In this conversation with Mothered Magazine, she reflects on building something for mothers while navigating early motherhood.
Listen to her video podcast interview here.
You’ve said that when you became a mother, you realized very quickly: “Oh… it’s like this now.” Can you take us back to that season of your life? What felt hardest or most disorienting about trying to hold both motherhood and ambition at the same time?
When I became a mother, I realized very quickly, “Oh… it’s like this now.” Not because ambition disappeared, but because everything suddenly carried a different weight.
I remember being just three weeks postpartum and being threatened with legal action by a former client who had essentially weaponized my maternity leave. I was navigating one of the most vulnerable seasons of my life, physically recovering, learning how to care for a newborn, and trying to find my footing as a new mother, while also feeling the pressure and responsibility of running a business.

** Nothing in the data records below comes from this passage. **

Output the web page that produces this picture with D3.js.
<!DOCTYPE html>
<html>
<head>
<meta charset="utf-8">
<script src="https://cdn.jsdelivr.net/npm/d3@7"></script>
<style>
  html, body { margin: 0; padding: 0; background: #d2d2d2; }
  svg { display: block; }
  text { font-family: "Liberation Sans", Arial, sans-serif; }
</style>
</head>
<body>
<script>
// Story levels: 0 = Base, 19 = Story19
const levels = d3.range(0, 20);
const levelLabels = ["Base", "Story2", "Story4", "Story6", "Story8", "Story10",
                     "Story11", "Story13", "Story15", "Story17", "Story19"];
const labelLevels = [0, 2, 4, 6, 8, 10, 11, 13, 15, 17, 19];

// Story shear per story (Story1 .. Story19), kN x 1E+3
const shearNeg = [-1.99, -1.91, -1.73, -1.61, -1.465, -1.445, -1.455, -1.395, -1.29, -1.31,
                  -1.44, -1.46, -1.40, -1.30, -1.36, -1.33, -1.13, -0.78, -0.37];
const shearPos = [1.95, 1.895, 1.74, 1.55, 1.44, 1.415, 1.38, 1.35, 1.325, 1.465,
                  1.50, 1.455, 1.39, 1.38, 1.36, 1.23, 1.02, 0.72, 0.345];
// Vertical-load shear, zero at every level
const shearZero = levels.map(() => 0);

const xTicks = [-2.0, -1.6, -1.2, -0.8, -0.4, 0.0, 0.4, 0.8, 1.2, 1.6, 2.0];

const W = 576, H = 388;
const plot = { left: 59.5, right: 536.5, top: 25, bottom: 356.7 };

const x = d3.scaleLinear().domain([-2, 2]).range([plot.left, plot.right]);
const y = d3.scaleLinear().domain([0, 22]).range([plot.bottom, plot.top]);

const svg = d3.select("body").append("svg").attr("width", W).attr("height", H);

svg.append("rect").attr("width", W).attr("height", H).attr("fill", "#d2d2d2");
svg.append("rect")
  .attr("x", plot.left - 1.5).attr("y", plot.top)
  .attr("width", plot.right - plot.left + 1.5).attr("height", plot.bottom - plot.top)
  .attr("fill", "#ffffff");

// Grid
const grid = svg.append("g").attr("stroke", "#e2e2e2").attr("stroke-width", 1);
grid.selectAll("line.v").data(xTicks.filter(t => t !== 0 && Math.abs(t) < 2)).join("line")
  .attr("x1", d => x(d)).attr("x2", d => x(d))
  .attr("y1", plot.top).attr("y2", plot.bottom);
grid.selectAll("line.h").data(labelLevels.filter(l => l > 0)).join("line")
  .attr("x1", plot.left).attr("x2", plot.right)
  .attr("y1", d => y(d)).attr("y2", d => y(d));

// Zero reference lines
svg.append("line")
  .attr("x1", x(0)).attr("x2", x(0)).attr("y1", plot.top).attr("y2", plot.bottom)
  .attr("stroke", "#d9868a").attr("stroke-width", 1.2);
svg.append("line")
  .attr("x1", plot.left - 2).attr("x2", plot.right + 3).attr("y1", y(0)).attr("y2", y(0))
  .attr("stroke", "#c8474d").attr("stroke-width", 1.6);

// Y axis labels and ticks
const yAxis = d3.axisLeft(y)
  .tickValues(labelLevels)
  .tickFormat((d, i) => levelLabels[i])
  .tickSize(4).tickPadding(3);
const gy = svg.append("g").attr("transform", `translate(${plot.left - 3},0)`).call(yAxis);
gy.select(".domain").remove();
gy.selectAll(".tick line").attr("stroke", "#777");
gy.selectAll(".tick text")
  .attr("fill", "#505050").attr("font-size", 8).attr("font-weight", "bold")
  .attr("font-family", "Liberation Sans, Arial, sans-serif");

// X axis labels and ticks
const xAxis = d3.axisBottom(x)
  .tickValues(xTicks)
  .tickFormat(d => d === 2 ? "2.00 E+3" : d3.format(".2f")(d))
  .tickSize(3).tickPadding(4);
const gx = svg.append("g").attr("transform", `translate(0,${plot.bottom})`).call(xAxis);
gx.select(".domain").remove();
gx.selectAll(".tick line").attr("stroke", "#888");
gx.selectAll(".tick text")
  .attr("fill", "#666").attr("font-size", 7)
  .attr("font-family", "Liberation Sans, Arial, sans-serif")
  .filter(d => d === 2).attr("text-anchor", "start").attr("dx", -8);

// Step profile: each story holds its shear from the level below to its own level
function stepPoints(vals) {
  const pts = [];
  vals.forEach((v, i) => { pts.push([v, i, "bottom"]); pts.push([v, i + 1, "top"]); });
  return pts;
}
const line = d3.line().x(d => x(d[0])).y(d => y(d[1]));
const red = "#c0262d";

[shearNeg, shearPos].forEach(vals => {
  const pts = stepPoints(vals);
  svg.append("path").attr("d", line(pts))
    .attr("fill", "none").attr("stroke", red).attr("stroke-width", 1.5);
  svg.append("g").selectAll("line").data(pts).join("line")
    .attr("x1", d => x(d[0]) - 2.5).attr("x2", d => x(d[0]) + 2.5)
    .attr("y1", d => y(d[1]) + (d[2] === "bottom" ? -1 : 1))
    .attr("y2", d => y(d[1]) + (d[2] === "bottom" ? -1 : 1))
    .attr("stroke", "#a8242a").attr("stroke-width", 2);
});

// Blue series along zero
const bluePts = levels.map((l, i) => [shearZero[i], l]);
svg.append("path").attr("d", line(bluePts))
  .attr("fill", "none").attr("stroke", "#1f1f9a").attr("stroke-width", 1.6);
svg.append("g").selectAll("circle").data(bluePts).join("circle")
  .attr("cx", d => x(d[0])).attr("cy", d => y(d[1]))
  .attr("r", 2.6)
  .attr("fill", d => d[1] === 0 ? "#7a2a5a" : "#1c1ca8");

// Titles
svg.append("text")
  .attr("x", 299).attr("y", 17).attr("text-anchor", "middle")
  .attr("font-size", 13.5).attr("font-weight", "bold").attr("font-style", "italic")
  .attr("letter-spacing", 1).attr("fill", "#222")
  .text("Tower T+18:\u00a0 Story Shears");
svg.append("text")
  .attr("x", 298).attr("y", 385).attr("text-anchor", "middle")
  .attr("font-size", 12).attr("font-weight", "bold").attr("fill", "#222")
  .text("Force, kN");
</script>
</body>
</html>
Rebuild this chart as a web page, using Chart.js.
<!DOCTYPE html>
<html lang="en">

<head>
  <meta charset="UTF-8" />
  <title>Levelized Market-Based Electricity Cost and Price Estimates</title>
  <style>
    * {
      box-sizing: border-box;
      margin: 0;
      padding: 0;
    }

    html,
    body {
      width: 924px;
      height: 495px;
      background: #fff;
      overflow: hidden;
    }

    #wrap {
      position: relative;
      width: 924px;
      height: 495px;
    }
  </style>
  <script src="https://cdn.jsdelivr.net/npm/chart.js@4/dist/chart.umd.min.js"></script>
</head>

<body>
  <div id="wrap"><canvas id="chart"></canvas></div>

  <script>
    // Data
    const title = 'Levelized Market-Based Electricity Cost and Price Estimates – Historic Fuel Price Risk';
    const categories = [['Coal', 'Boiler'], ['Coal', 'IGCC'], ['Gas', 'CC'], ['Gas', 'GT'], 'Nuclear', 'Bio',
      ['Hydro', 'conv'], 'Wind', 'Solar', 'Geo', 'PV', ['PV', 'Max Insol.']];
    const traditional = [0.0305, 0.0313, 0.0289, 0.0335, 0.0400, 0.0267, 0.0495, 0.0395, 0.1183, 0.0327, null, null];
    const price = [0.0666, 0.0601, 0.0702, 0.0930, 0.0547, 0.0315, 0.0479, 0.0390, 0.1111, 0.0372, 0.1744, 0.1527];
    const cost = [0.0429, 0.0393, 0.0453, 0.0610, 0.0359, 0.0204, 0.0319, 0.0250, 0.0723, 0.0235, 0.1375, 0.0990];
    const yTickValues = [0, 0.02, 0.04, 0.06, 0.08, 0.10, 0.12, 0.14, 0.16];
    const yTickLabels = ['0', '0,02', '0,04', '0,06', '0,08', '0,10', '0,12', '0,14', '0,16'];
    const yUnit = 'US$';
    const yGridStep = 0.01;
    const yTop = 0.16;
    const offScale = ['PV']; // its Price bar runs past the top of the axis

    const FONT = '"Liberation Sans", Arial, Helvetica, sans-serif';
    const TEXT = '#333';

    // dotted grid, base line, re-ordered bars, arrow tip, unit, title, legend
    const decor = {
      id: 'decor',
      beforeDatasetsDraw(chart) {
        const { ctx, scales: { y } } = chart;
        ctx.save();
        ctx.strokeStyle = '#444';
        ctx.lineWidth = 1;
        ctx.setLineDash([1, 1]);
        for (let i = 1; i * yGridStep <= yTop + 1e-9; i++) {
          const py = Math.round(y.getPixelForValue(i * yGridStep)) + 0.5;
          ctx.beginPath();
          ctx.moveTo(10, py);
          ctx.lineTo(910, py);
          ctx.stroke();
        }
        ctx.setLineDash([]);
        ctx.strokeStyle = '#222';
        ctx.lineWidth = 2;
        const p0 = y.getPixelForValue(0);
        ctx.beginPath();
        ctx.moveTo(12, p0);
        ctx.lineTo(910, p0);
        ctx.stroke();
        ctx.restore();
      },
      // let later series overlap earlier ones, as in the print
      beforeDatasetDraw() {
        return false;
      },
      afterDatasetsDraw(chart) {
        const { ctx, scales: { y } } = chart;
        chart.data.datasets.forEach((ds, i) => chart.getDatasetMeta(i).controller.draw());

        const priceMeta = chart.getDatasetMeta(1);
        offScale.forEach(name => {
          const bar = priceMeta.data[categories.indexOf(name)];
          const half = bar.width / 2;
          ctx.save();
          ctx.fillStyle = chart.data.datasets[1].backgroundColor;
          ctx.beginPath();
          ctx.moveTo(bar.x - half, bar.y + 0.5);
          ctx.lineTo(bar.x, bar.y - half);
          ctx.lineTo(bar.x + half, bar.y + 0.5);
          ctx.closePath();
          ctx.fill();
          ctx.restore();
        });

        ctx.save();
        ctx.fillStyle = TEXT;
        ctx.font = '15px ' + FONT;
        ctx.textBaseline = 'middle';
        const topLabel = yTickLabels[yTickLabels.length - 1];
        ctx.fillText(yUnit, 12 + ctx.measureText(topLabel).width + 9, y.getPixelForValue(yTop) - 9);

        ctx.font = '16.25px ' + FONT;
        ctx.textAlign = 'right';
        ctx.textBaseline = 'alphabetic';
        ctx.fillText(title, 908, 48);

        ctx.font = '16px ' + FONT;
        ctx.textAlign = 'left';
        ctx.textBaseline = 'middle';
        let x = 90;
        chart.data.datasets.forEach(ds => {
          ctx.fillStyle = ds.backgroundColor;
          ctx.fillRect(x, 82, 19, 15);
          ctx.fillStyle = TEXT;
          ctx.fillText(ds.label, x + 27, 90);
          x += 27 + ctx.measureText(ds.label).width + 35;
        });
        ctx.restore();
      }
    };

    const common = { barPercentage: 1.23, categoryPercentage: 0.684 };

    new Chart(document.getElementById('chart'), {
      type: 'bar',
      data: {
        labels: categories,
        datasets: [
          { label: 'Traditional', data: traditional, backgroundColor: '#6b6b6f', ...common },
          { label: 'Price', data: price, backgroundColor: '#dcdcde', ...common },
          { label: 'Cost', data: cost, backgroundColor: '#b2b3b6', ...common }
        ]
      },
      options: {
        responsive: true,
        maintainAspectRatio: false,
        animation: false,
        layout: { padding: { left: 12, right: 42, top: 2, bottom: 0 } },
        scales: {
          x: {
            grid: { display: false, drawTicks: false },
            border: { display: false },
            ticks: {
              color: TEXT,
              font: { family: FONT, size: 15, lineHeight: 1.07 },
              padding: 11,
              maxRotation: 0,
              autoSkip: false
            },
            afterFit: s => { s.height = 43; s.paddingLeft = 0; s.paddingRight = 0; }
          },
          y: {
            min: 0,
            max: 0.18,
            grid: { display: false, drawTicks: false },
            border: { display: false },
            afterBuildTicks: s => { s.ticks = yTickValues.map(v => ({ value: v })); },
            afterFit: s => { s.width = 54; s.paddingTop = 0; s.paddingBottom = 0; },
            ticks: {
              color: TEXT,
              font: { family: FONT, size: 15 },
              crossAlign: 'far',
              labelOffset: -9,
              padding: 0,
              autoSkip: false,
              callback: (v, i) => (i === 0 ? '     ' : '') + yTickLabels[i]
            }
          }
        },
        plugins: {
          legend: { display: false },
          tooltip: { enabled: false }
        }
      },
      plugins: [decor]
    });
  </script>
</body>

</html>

I looked around and realized I had stay-at-home mom friends, and I had entrepreneurial business friends, but I was deeply lacking relationships with women who understood both worlds at the same time. I felt incredibly alone and isolated.
Running a business in one hand while holding a baby in the other is a very specific experience. There are layers to it that only another mother building something can truly understand. The mental load, the guilt, the ambition, the love, the constant tension between wanting to be fully present while still wanting to pursue the vision you have worked so hard for.
That season was disorienting because I felt like I was trying to hold two identities that the world often presents as separate, motherhood and ambition. But it was also the season that showed me what was missing. I did not just need business support. I needed community. I needed women who could look at me and say, “I get it. I’m carrying both too.” And honestly, that realization became the pivotal moment and foundation for everything I have built since.
One of the most powerful things you’ve shared is that Made for Mothers was born out of feeling deeply alone. What do you think so many ambitious mothers are craving right now that they’re not finding in traditional networking spaces or workplace culture?
I think ambitious mothers are craving spaces where they do not have to split themselves in half. Right now, so many women feel like they are being handed two separate identities. You can be the deeply present mother, or you can be the ambitious business owner, the leader, the visionary. But very few spaces truly hold both.
Traditional networking spaces have never really been designed with mothers in mind. I remember having this thought early on: Why is so much networking happening at happy hour? Because for most moms, happy hour is anything but happy hour. It is dinner on the stove, bath time, bedtime routines, missing pajamas, and trying to answer one last email while someone is asking for a snack they absolutely need right now.
Motherhood changes the architecture of your life. Even something as simple as seeing friends becomes a series of calculations and coordination. You're thinking through childcare, nap schedules, work commitments, school pickup, and everyone's availability. There is so much invisible labor happening behind the scenes that people do not always see.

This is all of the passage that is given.